** BEGIN **

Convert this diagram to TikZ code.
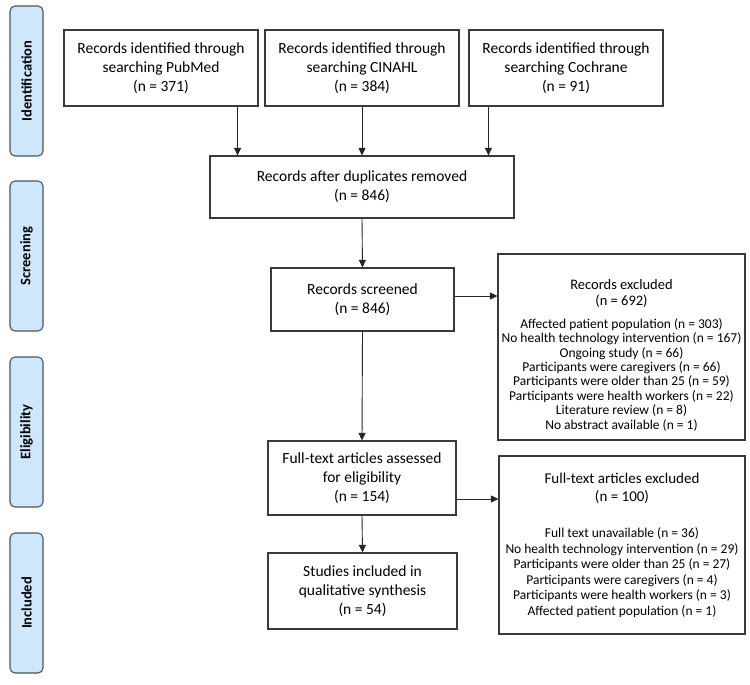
\documentclass[tikz,border=0pt]{standalone}
\usepackage{fontspec}
\setmainfont{Carlito}
\usetikzlibrary{arrows.meta,calc}
\definecolor{lblfill}{HTML}{CFE7FB}
\definecolor{lbldraw}{HTML}{4A545E}
\definecolor{boxdraw}{HTML}{3A3A3A}
\tikzset{
  box/.style={draw=boxdraw, line width=1.1pt, fill=white, align=center, inner sep=2pt,
    font=\fontsize{15.5}{19}\selectfont},
  exbox/.style={draw=boxdraw, line width=1.1pt, fill=white, align=flush center, inner sep=2pt},
  phase/.style={draw=lbldraw, line width=1.1pt, fill=lblfill, rounded corners=5pt,
    rotate=90, minimum height=33pt, font=\fontsize{14.5}{16}\selectfont\bfseries},
  arr/.style={draw=black!85, line width=0.9pt, -{Triangle[width=7pt,length=7.5pt]}}
}
\begin{document}
\begin{tikzpicture}[x=1pt,y=-1pt]
\useasboundingbox (0,0) rectangle (750,685);
% phase labels
\node[phase, minimum width=150pt] (pid) at (26.5,81) {Identification};
\node[phase, minimum width=150pt] (psc) at (26.5,256) {Screening};
\node[phase, minimum width=150pt] (pel) at (26.5,432) {Eligibility};
\node[phase, minimum width=140pt] (pin) at (26.5,603) {Included};
% boxes
\node[box, minimum width=194pt, minimum height=76pt] (pub) at (161,68)
  {Records identified through\\searching PubMed\\(n = 371)};
\node[box, minimum width=194pt, minimum height=76pt] (cin) at (362,68)
  {Records identified through\\searching CINAHL\\(n = 384)};
\node[box, minimum width=194pt, minimum height=76pt] (coc) at (566,68)
  {Records identified through\\searching Cochrane\\(n = 91)};
\node[box, minimum width=304pt, minimum height=62pt] (dup) at (362,187)
  {Records after duplicates removed\\(n = 846)};
\node[box, minimum width=183pt, minimum height=63pt] (scr) at (362.5,299.5)
  {Records screened\\(n = 846)};
\node[exbox, minimum width=247pt, minimum height=186pt, text width=243pt] (rex) at (621.5,347)
  {{\fontsize{14.5}{16}\selectfont\rule{0pt}{27pt}Records excluded\\(n = 692)\par}\vspace{8pt}
   {\fontsize{13.5}{14.4}\selectfont
   Affected patient population (n = 303)\\
   No health technology intervention (n = 167)\\
   Ongoing study (n = 66)\\
   Participants were caregivers (n = 66)\\
   Participants were older than 25 (n = 59)\\
   Participants were health workers (n = 22)\\
   Literature review (n = 8)\\
   No abstract available (n = 1)\par}\vspace{-12pt}};
\node[box, minimum width=188pt, minimum height=74pt] (ft) at (362,478)
  {Full-text articles assessed\\for eligibility\\(n = 154)};
\node[exbox, minimum width=246pt, minimum height=178pt, text width=242pt] (fex) at (622,545)
  {{\fontsize{15}{18}\selectfont Full-text articles excluded\\(n = 100)\par}\vspace{21pt}
   {\fontsize{13.5}{15.5}\selectfont
   Full text unavailable (n = 36)\\
   No health technology intervention (n = 29)\\
   Participants were older than 25 (n = 27)\\
   Participants were caregivers (n = 4)\\
   Participants were health workers (n = 3)\\
   Affected patient population (n = 1)\par}\vspace{8pt}};
\node[box, minimum width=189pt, minimum height=76pt] (inc) at (362.5,591)
  {Studies included in\\qualitative synthesis\\(n = 54)};
% connectors
\draw[arr] ([xshift=-21pt]pub.south east) -- ([xshift=-21pt]pub.south east |- dup.north);
\draw[arr] (cin.south) -- (dup.north);
\draw[arr] ([xshift=20pt]coc.south west) -- ([xshift=20pt]coc.south west |- dup.north);
\draw[arr] (dup.south) -- (scr.north);
\draw[arr] ([yshift=3.5pt]scr.east) -- ([yshift=3.5pt]scr.east -| rex.west);
\draw[arr] (scr.south) -- (ft.north);
\draw[arr] ([yshift=-21pt]ft.east) -- ([yshift=-21pt]ft.east -| fex.west);
\draw[arr] (ft.south) -- (inc.north);
\end{tikzpicture}
\end{document}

** END **

▶ _Exercise objective_
Please write out all the data again word for word, but not the pictures.

▶ _Result_
Convert this diagram to TikZ code.
\documentclass[tikz,border=0pt]{standalone}
\usepackage{fontspec}
\setmainfont{Carlito}
\usetikzlibrary{arrows.meta,calc}
\definecolor{lblfill}{HTML}{CFE7FB}
\definecolor{lbldraw}{HTML}{4A545E}
\definecolor{boxdraw}{HTML}{3A3A3A}
\tikzset{
  box/.style={draw=boxdraw, line width=1.1pt, fill=white, align=center, inner sep=2pt,
    font=\fontsize{15.5}{19}\selectfont},
  exbox/.style={draw=boxdraw, line width=1.1pt, fill=white, align=flush center, inner sep=2pt},
  phase/.style={draw=lbldraw, line width=1.1pt, fill=lblfill, rounded corners=5pt,
    rotate=90, minimum height=33pt, font=\fontsize{14.5}{16}\selectfont\bfseries},
  arr/.style={draw=black!85, line width=0.9pt, -{Triangle[width=7pt,length=7.5pt]}}
}
\begin{document}
\begin{tikzpicture}[x=1pt,y=-1pt]
\useasboundingbox (0,0) rectangle (750,685);
% phase labels
\node[phase, minimum width=150pt] (pid) at (26.5,81) {Identification};
\node[phase, minimum width=150pt] (psc) at (26.5,256) {Screening};
\node[phase, minimum width=150pt] (pel) at (26.5,432) {Eligibility};
\node[phase, minimum width=140pt] (pin) at (26.5,603) {Included};
% boxes
\node[box, minimum width=194pt, minimum height=76pt] (pub) at (161,68)
  {Records identified through\\searching PubMed\\(n = 371)};
\node[box, minimum width=194pt, minimum height=76pt] (cin) at (362,68)
  {Records identified through\\searching CINAHL\\(n = 384)};
\node[box, minimum width=194pt, minimum height=76pt] (coc) at (566,68)
  {Records identified through\\searching Cochrane\\(n = 91)};
\node[box, minimum width=304pt, minimum height=62pt] (dup) at (362,187)
  {Records after duplicates removed\\(n = 846)};
\node[box, minimum width=183pt, minimum height=63pt] (scr) at (362.5,299.5)
  {Records screened\\(n = 846)};
\node[exbox, minimum width=247pt, minimum height=186pt, text width=243pt] (rex) at (621.5,347)
  {{\fontsize{14.5}{16}\selectfont\rule{0pt}{27pt}Records excluded\\(n = 692)\par}\vspace{8pt}
   {\fontsize{13.5}{14.4}\selectfont
   Affected patient population (n = 303)\\
   No health technology intervention (n = 167)\\
   Ongoing study (n = 66)\\
   Participants were caregivers (n = 66)\\
   Participants were older than 25 (n = 59)\\
   Participants were health workers (n = 22)\\
   Literature review (n = 8)\\
   No abstract available (n = 1)\par}\vspace{-12pt}};
\node[box, minimum width=188pt, minimum height=74pt] (ft) at (362,478)
  {Full-text articles assessed\\for eligibility\\(n = 154)};
\node[exbox, minimum width=246pt, minimum height=178pt, text width=242pt] (fex) at (622,545)
  {{\fontsize{15}{18}\selectfont Full-text articles excluded\\(n = 100)\par}\vspace{21pt}
   {\fontsize{13.5}{15.5}\selectfont
   Full text unavailable (n = 36)\\
   No health technology intervention (n = 29)\\
   Participants were older than 25 (n = 27)\\
   Participants were caregivers (n = 4)\\
   Participants were health workers (n = 3)\\
   Affected patient population (n = 1)\par}\vspace{8pt}};
\node[box, minimum width=189pt, minimum height=76pt] (inc) at (362.5,591)
  {Studies included in\\qualitative synthesis\\(n = 54)};
% connectors
\draw[arr] ([xshift=-21pt]pub.south east) -- ([xshift=-21pt]pub.south east |- dup.north);
\draw[arr] (cin.south) -- (dup.north);
\draw[arr] ([xshift=20pt]coc.south west) -- ([xshift=20pt]coc.south west |- dup.north);
\draw[arr] (dup.south) -- (scr.north);
\draw[arr] ([yshift=3.5pt]scr.east) -- ([yshift=3.5pt]scr.east -| rex.west);
\draw[arr] (scr.south) -- (ft.north);
\draw[arr] ([yshift=-21pt]ft.east) -- ([yshift=-21pt]ft.east -| fex.west);
\draw[arr] (ft.south) -- (inc.north);
\end{tikzpicture}
\end{document}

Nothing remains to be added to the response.